── MATERIAL
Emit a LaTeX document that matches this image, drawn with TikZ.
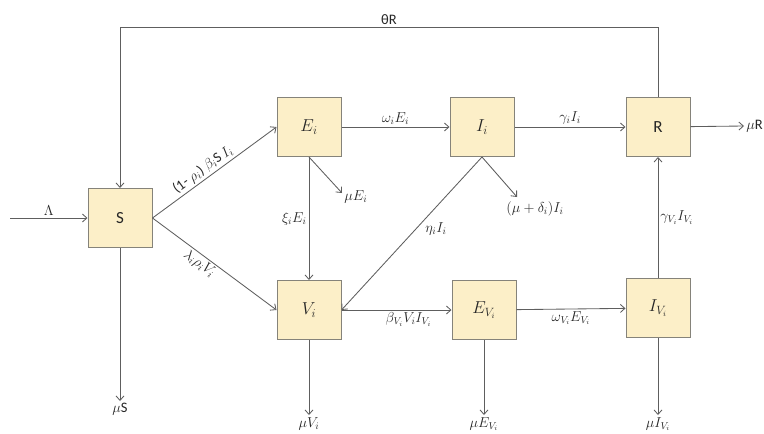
\documentclass[tikz,border=0pt]{standalone}
\usepackage{fontspec}
\setsansfont{Carlito}
\usetikzlibrary{arrows.meta}
\definecolor{boxfill}{HTML}{FCEFC8}
\definecolor{boxline}{HTML}{85837A}
\definecolor{flowline}{HTML}{5E5E5E}
\definecolor{txt}{HTML}{262626}
\begin{document}
\begin{tikzpicture}[x=1pt,y=-1pt,
  comp/.style={draw=boxline, fill=boxfill, line width=1pt,
    minimum width=64pt, minimum height=59pt, inner sep=0pt,
    text=txt, font=\fontsize{17}{19}\selectfont},
  flow/.style={draw=flowline, line width=0.85pt,
    -{Straight Barb[length=4.5pt,width=8pt]}},
  lbl/.style={text=txt, font=\fontsize{14.5}{16}\selectfont, inner sep=2pt},
  every node/.append style={text=txt}]
\useasboundingbox (0,0) rectangle (764,434);

% compartments
\node[comp] (S)   at (120,218) {\sffamily S};
\node[comp] (E)   at (309,127) {$E_i$};
\node[comp] (I)   at (482,127) {$I_i$};
\node[comp] (R)   at (658,127) {\sffamily R};
\node[comp] (V)   at (309,310) {$V_i$};
\node[comp] (EV)  at (484,310) {$E_{V_i}$};
\node[comp] (IV)  at (658,308) {$I_{V_i}$};

% free ends of in- and outflows
\coordinate (in)   at (10,218);
\coordinate (dS)   at (120,401);
\coordinate (dE)   at (342,193);
\coordinate (dI)   at (517,197);
\coordinate (dR)   at (744,126);
\coordinate (dV)   at (309,415);
\coordinate (dEV)  at (484,415);
\coordinate (dIV)  at (658,415);

% recruitment and loss of immunity
\draw[flow] (in) -- node[lbl, above] {$\Lambda$} (S);
\draw[flow] (R.north) -- (R.north |- 0,27)
  -- node[lbl, above] {\sffamily θR} (S.north |- 0,27) -- (S.north);

% transitions
\draw[flow] (S.east) -- node[lbl, pos=0.45, above, sloped]
  {\sffamily(1- $\rho_i$) $\beta_i$S $I_i$} (E.west);
\draw[flow] (S.east) -- node[lbl, pos=0.42, below, sloped]
  {$\lambda_i\rho_i V_i$} (V.west);
\draw[flow] (E) -- node[lbl, above] {$\omega_i E_i$} (I);
\draw[flow] (I) -- node[lbl, above] {$\gamma_i I_i$} (R);
\draw[flow] (E) -- node[lbl, left] {$\xi_i E_i$} (V);
\draw[flow] (I.south) -- node[lbl, pos=0.47, right=7pt] {$\eta_i I_i$} (V.east);
\draw[flow] (V) -- node[lbl, below, xshift=12pt] {$\beta_{V_i} V_i I_{V_i}$} (EV);
\draw[flow] (EV) -- node[lbl, below] {$\omega_{V_i} E_{V_i}$} (IV);
\draw[flow] (IV) -- node[lbl, right] {$\gamma_{V_i} I_{V_i}$} (R);

% deaths
\draw[flow] (S) -- (dS) node[lbl, below] {\sffamily$\mu$S};
\draw[flow] (E.south) -- (dE) node[lbl, anchor=west, yshift=-4pt] {$\mu E_i$};
\draw[flow] (I.south) -- (dI) node[lbl, anchor=north, xshift=18pt, yshift=-2pt] {$(\mu+\delta_i)I_i$};
\draw[flow] (R) -- (dR) node[lbl, right] {\sffamily$\mu$R};
\draw[flow] (V) -- (dV) node[lbl, below] {$\mu V_i$};
\draw[flow] (EV) -- (dEV) node[lbl, below] {$\mu E_{V_i}$};
\draw[flow] (IV) -- (dIV) node[lbl, below] {$\mu I_{V_i}$};
\end{tikzpicture}
\end{document}
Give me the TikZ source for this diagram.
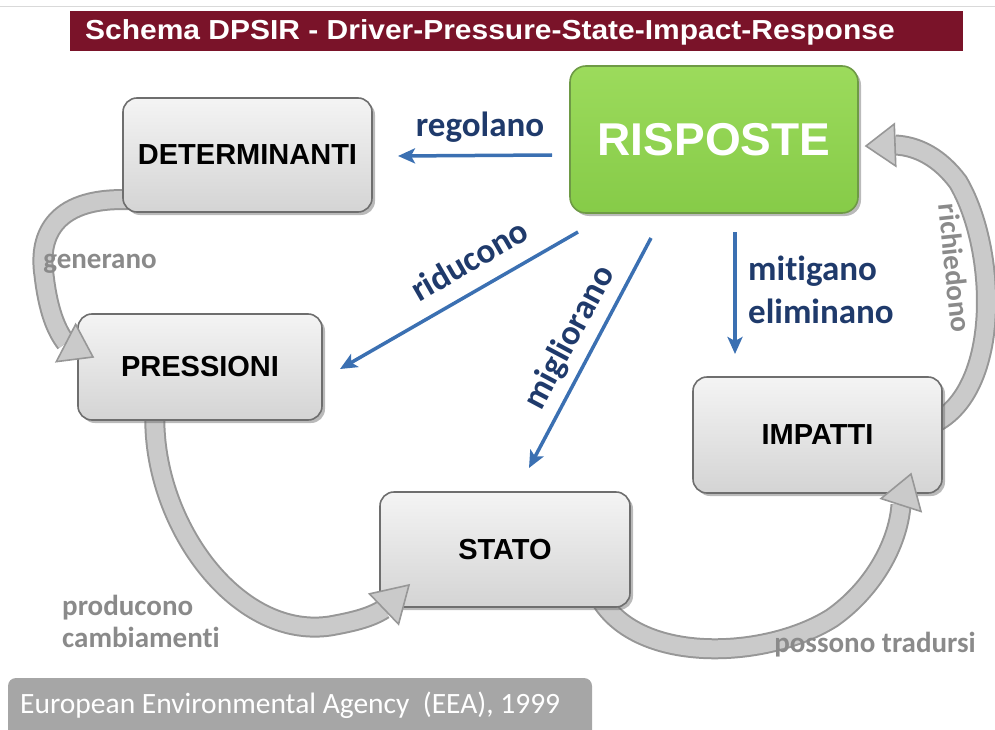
\documentclass[tikz,border=0pt]{standalone}
\usepackage{fontspec}
\setmainfont{Liberation Sans}
\newfontfamily\calfont[Ligatures=NoCommon]{Carlito}
\usetikzlibrary{arrows.meta,shadows,calc}
\definecolor{titlered}{HTML}{7A1329}
\definecolor{boxfillA}{HTML}{F4F4F4}
\definecolor{boxfillB}{HTML}{D4D4D4}
\definecolor{boxline}{HTML}{6E6E6E}
\definecolor{greenA}{HTML}{9CDB5C}
\definecolor{greenB}{HTML}{86CB48}
\definecolor{greenline}{HTML}{6E9A45}
\definecolor{bluearr}{HTML}{3B70B2}
\definecolor{navy}{HTML}{1F3A6B}
\definecolor{lbl}{HTML}{8A8A8A}
\definecolor{cycfill}{HTML}{CACACA}
\definecolor{cycline}{HTML}{979797}
\definecolor{srcbox}{HTML}{A6A6A6}
\tikzset{
  boxsty/.style={draw=boxline, line width=1.6pt, rounded corners=14pt,
    top color=boxfillA, bottom color=boxfillB,
    drop shadow={shadow xshift=3pt,shadow yshift=-3pt,opacity=.45,fill=black!60},
    font=\bfseries\fontsize{29}{32}\selectfont, inner sep=0pt},
  greensty/.style={draw=greenline, line width=1.6pt, rounded corners=16pt,
    top color=greenA, bottom color=greenB,
    drop shadow={shadow xshift=3pt,shadow yshift=-3pt,opacity=.45,fill=black!60},
    font=\bfseries\fontsize{46}{50}\selectfont, text=white, inner sep=0pt},
  bluearrow/.style={line width=3.5pt, bluearr, -{Stealth[length=17pt,width=15pt,inset=4pt]}},
  bluelbl/.style={text=navy, font=\calfont\bfseries\fontsize{35}{43}\selectfont, inner sep=0pt},
  graylbl/.style={text=lbl, font=\calfont\bfseries\fontsize{29}{32}\selectfont, inner sep=0pt},
  cycshaft/.style={line width=17pt, cycfill, preaction={draw=cycline, line width=21pt}},
  cychd/.style={fill=cycfill, draw=cycline, line width=1.6pt, line join=miter}
}
\newcommand\cychead[2]{\filldraw[cychd] ($(#2)!21pt!90:(#1)$) -- (#1) -- ($(#2)!21pt!-90:(#1)$) -- cycle;}
\begin{document}
\begin{tikzpicture}[x=1pt,y=-1pt]
\useasboundingbox (0,0) rectangle (995,730);
% top line
\draw[gray!30, line width=1pt] (0,7) -- (995,7);
% title
\fill[titlered] (70,11) rectangle (963,51);
\node[anchor=west, text=white, font=\bfseries\fontsize{27.5}{30}\selectfont, inner sep=0pt] (title) at (85,32) {\scalebox{1.09}[1]{Schema DPSIR - Driver-Pressure-State-Impact-Response}};

% coordinates for cycle arrows
\coordinate (g0) at (135,200);
\coordinate (gb) at (66,343);
\coordinate (gt) at (93,357);
\coordinate (p0) at (155,410);
\coordinate (pb) at (384,609);
\coordinate (pt) at (409,585);
\coordinate (s0) at (598,595);
\coordinate (sb) at (901,505);
\coordinate (st) at (911,474);
\coordinate (i0) at (930,425);
\coordinate (ib) at (895,145);
\coordinate (it) at (866,146);

% cycle shafts
\draw[cycshaft] (g0) .. controls (55,195) and (38,235) .. (44,275) .. controls (48,310) and (56,330) .. (gb);
\draw[cycshaft] (p0) .. controls (150,520) and (235,640) .. (330,626) .. controls (352,622) and (370,618) .. (pb);
\draw[cycshaft] (s0) .. controls (635,665) and (765,660) .. (832,618) .. controls (872,590) and (898,545) .. (sb);
\draw[cycshaft] (i0) .. controls (1002,395) and (998,250) .. (958,182) .. controls (940,158) and (918,146) .. (ib);

% boxes
\node[boxsty, minimum width=249, minimum height=114] (det) at (247.5,155) {DETERMINANTI};
\node[boxsty, minimum width=244, minimum height=106] (pres) at (200,367) {PRESSIONI};
\node[boxsty, minimum width=249, minimum height=116] (imp) at (817.5,435) {IMPATTI};
\node[boxsty, minimum width=250, minimum height=115] (stato) at (505,549.5) {STATO};
\node[greensty, minimum width=288, minimum height=147] (risp) at (714,139.5) {RISPOSTE};

% cycle heads
\cychead{gt}{gb}
\cychead{pt}{pb}
\cychead{st}{sb}
\cychead{it}{ib}

% gray labels
\node[graylbl] (lgen) at (100,264) {generano};
\node[graylbl, anchor=west, align=left] (lprod) at (62,621) {producono\\cambiamenti};
\node[graylbl] (lposs) at (875,645) {possono tradursi};
\node[graylbl, rotate=-84] (lrich) at (955,268) {richiedono};

% blue arrows
\coordinate (r1a) at (552,155); \coordinate (r1b) at (398,156);
\coordinate (r2a) at (578,232); \coordinate (r2b) at (340,369);
\coordinate (r3a) at (651,238); \coordinate (r3b) at (529,468);
\coordinate (r4a) at (735,232); \coordinate (r4b) at (735,354);
\draw[bluearrow] (r1a) -- (r1b);
\draw[bluearrow] (r2a) -- (r2b);
\draw[bluearrow] (r3a) -- (r3b);
\draw[bluearrow] (r4a) -- (r4b);
\node[bluelbl] (lreg) at (480,127) {regolano};
\node[bluelbl, rotate=30] (lrid) at (469,260) {riducono};
\node[bluelbl, rotate=62] (lmig) at (570,338) {migliorano};
\node[bluelbl, anchor=west, align=left] (lmit) at (748,290) {mitigano\\eliminano};

% source box
\fill[srcbox, rounded corners=8pt] (8,678) rectangle (592,745);
\node[anchor=west, text=white, font=\calfont\fontsize{29.5}{32}\selectfont, inner sep=0pt] (src) at (20,705) {European Environmental Agency\ \ (EEA), 1999};
\end{tikzpicture}
\end{document}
────
## GOAL
Report how many lines in the listing include the word "this". Give nothing but the count.

## REPLY
2